== Supplied information ==
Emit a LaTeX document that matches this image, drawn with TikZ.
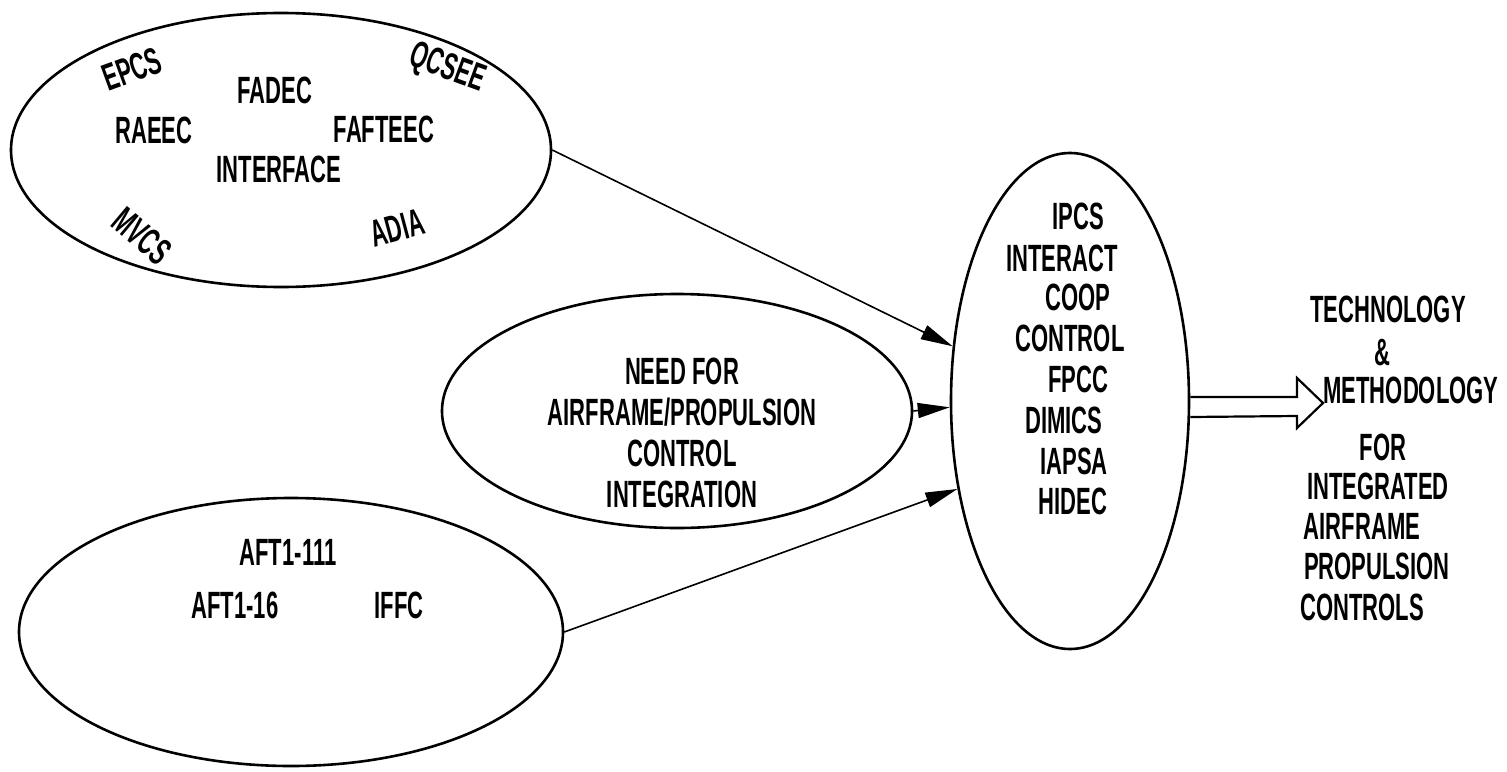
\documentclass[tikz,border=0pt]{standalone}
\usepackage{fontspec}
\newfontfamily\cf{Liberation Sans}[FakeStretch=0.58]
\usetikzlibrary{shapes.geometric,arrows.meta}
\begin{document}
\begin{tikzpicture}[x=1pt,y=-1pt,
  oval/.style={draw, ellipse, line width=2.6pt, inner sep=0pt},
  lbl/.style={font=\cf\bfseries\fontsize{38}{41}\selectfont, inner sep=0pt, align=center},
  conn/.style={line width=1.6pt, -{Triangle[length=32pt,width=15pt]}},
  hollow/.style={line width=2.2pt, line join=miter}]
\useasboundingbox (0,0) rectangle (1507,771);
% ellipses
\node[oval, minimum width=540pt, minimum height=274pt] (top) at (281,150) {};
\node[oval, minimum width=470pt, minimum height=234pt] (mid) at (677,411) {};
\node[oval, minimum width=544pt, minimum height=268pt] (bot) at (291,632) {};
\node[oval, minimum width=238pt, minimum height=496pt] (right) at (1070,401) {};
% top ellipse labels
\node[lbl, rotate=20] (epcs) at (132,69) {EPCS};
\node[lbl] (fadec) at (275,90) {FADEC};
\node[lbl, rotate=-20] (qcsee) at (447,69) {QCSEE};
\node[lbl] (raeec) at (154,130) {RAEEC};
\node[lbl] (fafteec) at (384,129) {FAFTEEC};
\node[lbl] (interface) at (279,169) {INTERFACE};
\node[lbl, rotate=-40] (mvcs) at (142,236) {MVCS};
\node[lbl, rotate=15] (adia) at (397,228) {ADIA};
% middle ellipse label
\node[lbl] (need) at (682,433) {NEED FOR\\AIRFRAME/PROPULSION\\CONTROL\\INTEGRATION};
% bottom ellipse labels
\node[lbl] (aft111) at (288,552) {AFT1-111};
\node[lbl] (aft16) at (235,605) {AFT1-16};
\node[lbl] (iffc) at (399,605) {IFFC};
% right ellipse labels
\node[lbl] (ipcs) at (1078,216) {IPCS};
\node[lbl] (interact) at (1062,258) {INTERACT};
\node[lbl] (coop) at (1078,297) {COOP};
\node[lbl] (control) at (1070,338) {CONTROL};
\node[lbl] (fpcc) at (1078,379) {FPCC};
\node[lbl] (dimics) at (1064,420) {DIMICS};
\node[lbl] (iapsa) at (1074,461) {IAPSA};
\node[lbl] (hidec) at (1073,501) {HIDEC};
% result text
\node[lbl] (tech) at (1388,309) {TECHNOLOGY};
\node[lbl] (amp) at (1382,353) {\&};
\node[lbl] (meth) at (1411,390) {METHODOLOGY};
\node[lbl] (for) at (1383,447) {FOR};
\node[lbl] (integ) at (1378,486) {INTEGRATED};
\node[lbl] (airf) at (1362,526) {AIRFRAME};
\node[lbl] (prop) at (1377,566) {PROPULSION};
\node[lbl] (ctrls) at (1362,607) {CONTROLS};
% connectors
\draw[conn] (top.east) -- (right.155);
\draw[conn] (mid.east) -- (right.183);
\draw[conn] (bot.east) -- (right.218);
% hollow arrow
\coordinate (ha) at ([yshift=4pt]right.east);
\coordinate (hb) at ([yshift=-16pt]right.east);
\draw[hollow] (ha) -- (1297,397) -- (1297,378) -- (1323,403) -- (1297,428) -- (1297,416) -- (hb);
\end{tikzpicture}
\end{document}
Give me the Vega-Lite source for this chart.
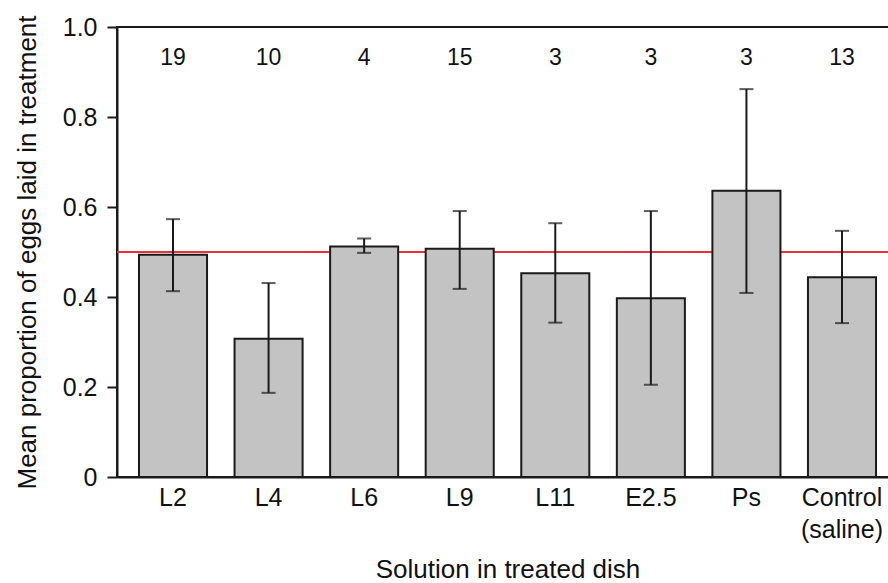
===
Omit every picture, then repeat the remaining data exactly as it appears above.

Emit a LaTeX document that matches this image, drawn with TikZ.
\documentclass[tikz,border=0pt]{standalone}
\usepackage{fontspec}
\newfontfamily\cf{Liberation Sans}[FakeStretch=0.58]
\usetikzlibrary{shapes.geometric,arrows.meta}
\begin{document}
\begin{tikzpicture}[x=1pt,y=-1pt,
  oval/.style={draw, ellipse, line width=2.6pt, inner sep=0pt},
  lbl/.style={font=\cf\bfseries\fontsize{38}{41}\selectfont, inner sep=0pt, align=center},
  conn/.style={line width=1.6pt, -{Triangle[length=32pt,width=15pt]}},
  hollow/.style={line width=2.2pt, line join=miter}]
\useasboundingbox (0,0) rectangle (1507,771);
% ellipses
\node[oval, minimum width=540pt, minimum height=274pt] (top) at (281,150) {};
\node[oval, minimum width=470pt, minimum height=234pt] (mid) at (677,411) {};
\node[oval, minimum width=544pt, minimum height=268pt] (bot) at (291,632) {};
\node[oval, minimum width=238pt, minimum height=496pt] (right) at (1070,401) {};
% top ellipse labels
\node[lbl, rotate=20] (epcs) at (132,69) {EPCS};
\node[lbl] (fadec) at (275,90) {FADEC};
\node[lbl, rotate=-20] (qcsee) at (447,69) {QCSEE};
\node[lbl] (raeec) at (154,130) {RAEEC};
\node[lbl] (fafteec) at (384,129) {FAFTEEC};
\node[lbl] (interface) at (279,169) {INTERFACE};
\node[lbl, rotate=-40] (mvcs) at (142,236) {MVCS};
\node[lbl, rotate=15] (adia) at (397,228) {ADIA};
% middle ellipse label
\node[lbl] (need) at (682,433) {NEED FOR\\AIRFRAME/PROPULSION\\CONTROL\\INTEGRATION};
% bottom ellipse labels
\node[lbl] (aft111) at (288,552) {AFT1-111};
\node[lbl] (aft16) at (235,605) {AFT1-16};
\node[lbl] (iffc) at (399,605) {IFFC};
% right ellipse labels
\node[lbl] (ipcs) at (1078,216) {IPCS};
\node[lbl] (interact) at (1062,258) {INTERACT};
\node[lbl] (coop) at (1078,297) {COOP};
\node[lbl] (control) at (1070,338) {CONTROL};
\node[lbl] (fpcc) at (1078,379) {FPCC};
\node[lbl] (dimics) at (1064,420) {DIMICS};
\node[lbl] (iapsa) at (1074,461) {IAPSA};
\node[lbl] (hidec) at (1073,501) {HIDEC};
% result text
\node[lbl] (tech) at (1388,309) {TECHNOLOGY};
\node[lbl] (amp) at (1382,353) {\&};
\node[lbl] (meth) at (1411,390) {METHODOLOGY};
\node[lbl] (for) at (1383,447) {FOR};
\node[lbl] (integ) at (1378,486) {INTEGRATED};
\node[lbl] (airf) at (1362,526) {AIRFRAME};
\node[lbl] (prop) at (1377,566) {PROPULSION};
\node[lbl] (ctrls) at (1362,607) {CONTROLS};
% connectors
\draw[conn] (top.east) -- (right.155);
\draw[conn] (mid.east) -- (right.183);
\draw[conn] (bot.east) -- (right.218);
% hollow arrow
\coordinate (ha) at ([yshift=4pt]right.east);
\coordinate (hb) at ([yshift=-16pt]right.east);
\draw[hollow] (ha) -- (1297,397) -- (1297,378) -- (1323,403) -- (1297,428) -- (1297,416) -- (hb);
\end{tikzpicture}
\end{document}
Give me the Vega-Lite source for this chart.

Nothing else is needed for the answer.